Why mapping consumer journeys is like a walk in the park

If you’ve ever been for a walk in a park, you will have seen desire paths. They are the tracks marked out by people all taking the same short cut where no officially sanctioned route has been provided. They represent people finding their own solution in an environment not (yet) sympathetic to their needs.

As these great examples from 99% Invisible show, these paths often make a lot of sense – they provide a rational solution to a problem of getting from one point to another when the park designer has provided a paved route: 

Or in some cases they provide a solution to an irrational but common problem — it’s bad luck to walk under a ‘Devil’s Gate’ of poles in Russian folklore: 

In both cases, there is a critical mass of people with the same needs who gravitate towards a common solution.

And mapping consumer journeys is a little like investigating desire paths. The job of research is to make sure that the maps organisations use are true enough to be useful without being so granular to be chaotic and over-complicated. So our job is often to uncover the desire paths that are being consistently trodden by users. What are the coping mechanisms and work arounds that are coming up time and again? And how can brands and businesses help their consumers meet those consistent needs that are not being properly addressed in the current user experience.
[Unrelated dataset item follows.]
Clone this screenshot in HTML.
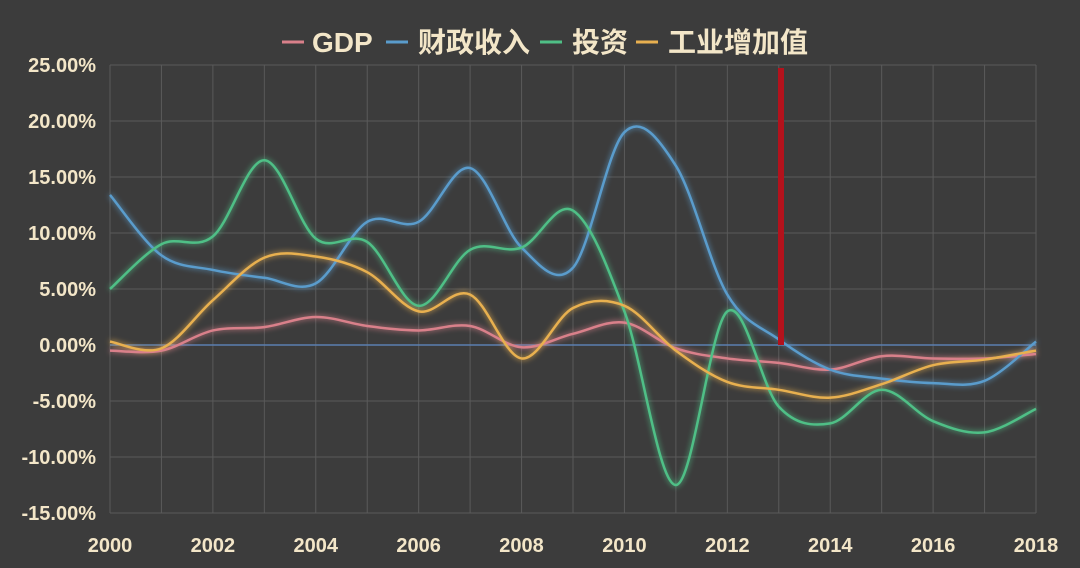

The natural inclination is to ‘solve’ these problems and build something new that is ‘better’ than the desire path solution.
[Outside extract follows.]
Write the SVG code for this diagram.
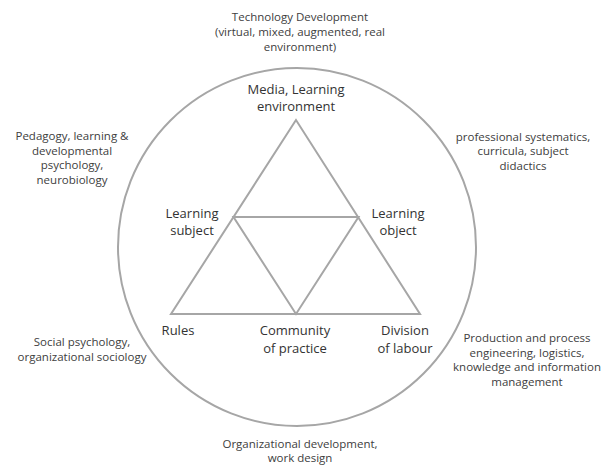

But the very best consumer experiences often do something slightly different – instead of providing a ‘better’ alternative, they simply pave the desire path.

The classic example of this is Twitter. Hashtags and @ replies are features that developed amongst users informally long before the platform officially provided a solution for, respectively, content aggregation and communication between specific users. Rather than provide a ‘new and improved’ alternative, Twitter simply chose to pave those desire paths and incorporate them into the experience.

So if you are struggling to make sense of the chaos of consumer decision making remember: find the desire paths and, if you can, pave them for your users.